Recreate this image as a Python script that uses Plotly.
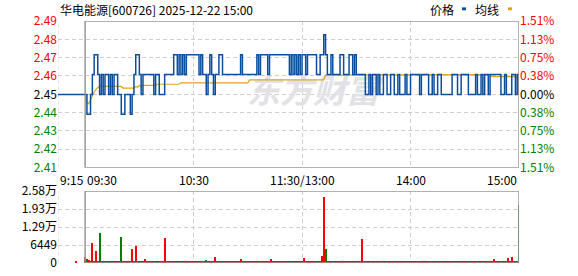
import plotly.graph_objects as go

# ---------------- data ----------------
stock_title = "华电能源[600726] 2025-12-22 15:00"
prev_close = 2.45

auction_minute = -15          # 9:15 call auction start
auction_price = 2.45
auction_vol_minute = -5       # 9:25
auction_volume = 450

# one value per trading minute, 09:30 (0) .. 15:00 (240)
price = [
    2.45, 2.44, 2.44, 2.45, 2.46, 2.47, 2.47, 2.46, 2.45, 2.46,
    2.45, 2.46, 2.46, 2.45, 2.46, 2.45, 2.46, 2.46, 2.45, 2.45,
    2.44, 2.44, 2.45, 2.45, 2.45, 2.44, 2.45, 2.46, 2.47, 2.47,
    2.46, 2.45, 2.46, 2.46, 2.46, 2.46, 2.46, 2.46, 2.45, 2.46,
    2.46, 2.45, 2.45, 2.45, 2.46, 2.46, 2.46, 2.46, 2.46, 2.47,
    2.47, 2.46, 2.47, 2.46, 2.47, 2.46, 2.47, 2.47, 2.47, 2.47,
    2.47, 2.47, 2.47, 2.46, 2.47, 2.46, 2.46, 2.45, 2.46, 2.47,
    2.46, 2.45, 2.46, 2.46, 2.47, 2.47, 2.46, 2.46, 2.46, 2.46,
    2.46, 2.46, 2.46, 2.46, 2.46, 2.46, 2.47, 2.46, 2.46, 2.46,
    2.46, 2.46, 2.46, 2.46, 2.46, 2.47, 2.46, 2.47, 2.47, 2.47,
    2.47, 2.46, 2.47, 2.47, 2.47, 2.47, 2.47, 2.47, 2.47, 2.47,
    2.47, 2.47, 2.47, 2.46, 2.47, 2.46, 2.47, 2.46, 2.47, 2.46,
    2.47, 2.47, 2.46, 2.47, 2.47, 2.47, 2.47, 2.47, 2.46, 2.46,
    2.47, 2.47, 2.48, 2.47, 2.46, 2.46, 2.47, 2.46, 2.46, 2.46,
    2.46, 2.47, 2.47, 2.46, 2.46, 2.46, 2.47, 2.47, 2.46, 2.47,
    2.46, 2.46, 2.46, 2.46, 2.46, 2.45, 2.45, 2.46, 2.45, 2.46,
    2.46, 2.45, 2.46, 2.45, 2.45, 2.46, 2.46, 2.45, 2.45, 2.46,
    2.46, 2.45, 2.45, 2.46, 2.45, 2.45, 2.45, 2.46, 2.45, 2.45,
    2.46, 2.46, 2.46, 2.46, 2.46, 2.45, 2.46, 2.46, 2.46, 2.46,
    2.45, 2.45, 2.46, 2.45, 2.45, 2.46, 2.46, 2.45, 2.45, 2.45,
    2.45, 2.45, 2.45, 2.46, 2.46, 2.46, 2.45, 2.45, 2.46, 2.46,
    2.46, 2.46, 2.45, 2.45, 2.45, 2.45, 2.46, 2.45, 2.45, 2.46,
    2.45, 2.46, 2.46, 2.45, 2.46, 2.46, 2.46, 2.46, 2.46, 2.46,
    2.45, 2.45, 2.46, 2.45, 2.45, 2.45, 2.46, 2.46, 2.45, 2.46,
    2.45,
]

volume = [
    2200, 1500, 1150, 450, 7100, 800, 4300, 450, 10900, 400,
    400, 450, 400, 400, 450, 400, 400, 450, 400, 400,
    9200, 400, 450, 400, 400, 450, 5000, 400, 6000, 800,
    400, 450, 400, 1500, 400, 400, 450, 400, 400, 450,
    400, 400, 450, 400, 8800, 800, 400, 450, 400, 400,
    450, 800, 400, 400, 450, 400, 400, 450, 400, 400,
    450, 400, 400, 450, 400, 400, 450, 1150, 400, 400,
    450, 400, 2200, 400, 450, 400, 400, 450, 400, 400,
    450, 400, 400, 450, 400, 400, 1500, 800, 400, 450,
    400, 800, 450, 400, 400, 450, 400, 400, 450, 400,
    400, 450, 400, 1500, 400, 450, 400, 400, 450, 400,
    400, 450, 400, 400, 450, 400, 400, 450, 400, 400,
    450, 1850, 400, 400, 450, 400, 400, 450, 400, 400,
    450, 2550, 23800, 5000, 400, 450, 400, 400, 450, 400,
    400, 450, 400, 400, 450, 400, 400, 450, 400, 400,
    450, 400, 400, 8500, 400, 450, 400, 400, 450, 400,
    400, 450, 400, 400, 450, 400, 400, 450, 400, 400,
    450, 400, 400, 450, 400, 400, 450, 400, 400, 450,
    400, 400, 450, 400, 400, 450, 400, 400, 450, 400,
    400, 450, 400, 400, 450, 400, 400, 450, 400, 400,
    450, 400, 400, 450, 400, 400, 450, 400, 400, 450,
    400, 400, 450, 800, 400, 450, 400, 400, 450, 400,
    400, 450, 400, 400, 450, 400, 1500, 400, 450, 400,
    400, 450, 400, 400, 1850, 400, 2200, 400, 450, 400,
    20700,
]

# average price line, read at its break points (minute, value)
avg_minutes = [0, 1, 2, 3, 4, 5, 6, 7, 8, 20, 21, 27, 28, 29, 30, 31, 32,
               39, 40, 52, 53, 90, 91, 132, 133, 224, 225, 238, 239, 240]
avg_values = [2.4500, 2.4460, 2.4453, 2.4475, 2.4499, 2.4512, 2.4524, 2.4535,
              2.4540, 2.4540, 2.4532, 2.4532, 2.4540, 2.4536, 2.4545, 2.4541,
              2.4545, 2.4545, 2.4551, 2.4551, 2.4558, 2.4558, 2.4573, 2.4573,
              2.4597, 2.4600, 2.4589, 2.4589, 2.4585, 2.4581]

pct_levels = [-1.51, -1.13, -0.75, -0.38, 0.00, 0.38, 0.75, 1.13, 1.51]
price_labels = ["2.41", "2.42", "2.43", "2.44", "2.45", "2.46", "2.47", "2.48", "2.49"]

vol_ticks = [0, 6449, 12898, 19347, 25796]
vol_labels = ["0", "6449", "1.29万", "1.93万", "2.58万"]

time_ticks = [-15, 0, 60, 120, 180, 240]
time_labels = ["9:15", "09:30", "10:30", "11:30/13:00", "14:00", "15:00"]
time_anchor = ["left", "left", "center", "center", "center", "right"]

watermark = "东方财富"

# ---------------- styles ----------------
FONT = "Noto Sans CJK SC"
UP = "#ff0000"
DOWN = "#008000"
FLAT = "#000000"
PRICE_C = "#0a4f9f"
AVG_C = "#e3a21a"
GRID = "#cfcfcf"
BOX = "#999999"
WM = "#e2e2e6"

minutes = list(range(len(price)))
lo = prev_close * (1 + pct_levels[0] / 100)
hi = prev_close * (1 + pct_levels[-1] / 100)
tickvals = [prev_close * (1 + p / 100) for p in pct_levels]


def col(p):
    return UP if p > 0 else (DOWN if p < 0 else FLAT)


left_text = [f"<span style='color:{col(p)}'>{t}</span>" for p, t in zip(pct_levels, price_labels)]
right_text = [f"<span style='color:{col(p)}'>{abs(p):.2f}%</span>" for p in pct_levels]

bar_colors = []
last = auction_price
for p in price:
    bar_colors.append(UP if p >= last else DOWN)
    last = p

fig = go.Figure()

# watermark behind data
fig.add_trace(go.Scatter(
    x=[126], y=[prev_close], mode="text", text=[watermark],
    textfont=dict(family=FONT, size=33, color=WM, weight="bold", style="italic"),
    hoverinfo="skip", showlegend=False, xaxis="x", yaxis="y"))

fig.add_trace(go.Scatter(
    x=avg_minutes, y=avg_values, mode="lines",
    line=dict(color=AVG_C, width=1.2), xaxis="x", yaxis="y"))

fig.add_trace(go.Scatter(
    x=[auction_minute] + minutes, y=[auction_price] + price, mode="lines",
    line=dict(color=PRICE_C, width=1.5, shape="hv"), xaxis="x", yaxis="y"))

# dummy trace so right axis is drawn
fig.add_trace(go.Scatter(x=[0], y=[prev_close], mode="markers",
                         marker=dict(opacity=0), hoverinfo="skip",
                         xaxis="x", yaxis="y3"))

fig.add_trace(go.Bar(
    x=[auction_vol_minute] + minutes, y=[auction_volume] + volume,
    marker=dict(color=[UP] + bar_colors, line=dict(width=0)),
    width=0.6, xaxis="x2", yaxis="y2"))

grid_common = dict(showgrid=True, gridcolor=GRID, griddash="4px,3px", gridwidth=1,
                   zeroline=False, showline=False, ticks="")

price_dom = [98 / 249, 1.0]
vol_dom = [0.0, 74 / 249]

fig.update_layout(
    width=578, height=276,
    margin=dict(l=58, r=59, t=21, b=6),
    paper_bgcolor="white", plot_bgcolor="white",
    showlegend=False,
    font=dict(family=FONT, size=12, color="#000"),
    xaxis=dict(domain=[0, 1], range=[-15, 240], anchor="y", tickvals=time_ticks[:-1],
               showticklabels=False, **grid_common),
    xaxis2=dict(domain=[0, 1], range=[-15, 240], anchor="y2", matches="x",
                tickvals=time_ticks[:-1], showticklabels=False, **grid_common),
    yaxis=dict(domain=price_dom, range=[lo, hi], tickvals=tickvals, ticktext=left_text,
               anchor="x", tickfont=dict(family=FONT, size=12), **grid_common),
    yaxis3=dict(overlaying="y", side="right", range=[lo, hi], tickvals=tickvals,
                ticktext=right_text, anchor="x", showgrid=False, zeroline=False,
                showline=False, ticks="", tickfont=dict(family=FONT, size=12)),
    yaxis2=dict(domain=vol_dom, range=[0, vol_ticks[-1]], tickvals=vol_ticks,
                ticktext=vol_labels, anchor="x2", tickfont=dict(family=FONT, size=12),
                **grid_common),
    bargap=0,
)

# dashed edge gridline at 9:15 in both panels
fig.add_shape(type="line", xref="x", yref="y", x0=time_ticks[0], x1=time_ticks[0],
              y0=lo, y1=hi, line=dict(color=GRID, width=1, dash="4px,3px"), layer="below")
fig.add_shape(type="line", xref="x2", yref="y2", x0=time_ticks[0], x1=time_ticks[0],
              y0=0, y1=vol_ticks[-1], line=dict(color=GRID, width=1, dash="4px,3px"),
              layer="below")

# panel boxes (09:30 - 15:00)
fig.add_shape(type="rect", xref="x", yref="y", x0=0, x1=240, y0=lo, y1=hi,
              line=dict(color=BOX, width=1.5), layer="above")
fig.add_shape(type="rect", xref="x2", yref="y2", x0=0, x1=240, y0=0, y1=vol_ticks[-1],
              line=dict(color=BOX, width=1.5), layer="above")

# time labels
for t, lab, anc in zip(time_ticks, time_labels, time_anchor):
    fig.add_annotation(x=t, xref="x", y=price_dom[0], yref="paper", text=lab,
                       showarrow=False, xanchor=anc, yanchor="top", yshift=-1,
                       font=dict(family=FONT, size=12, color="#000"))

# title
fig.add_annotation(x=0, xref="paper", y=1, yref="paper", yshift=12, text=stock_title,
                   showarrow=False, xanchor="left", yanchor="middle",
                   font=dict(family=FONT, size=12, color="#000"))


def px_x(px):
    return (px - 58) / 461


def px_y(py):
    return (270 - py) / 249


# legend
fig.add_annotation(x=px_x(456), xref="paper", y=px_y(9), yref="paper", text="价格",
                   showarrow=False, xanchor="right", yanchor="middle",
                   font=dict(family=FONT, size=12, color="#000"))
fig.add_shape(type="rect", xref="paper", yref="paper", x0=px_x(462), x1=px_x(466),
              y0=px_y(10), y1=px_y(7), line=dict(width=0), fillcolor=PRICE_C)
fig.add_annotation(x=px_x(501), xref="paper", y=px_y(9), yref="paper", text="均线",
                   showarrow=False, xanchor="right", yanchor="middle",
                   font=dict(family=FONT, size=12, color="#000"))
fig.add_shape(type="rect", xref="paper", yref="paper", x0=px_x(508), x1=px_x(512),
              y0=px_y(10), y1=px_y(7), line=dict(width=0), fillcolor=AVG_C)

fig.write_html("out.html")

▶ [Task directions]
Pictures excluded, repeat exactly the lines from the top of the material through the line with "auction_volume = 450", including both of those lines.

▶ [Written solution]
Recreate this image as a Python script that uses Plotly.
import plotly.graph_objects as go

# ---------------- data ----------------
stock_title = "华电能源[600726] 2025-12-22 15:00"
prev_close = 2.45

auction_minute = -15          # 9:15 call auction start
auction_price = 2.45
auction_vol_minute = -5       # 9:25
auction_volume = 450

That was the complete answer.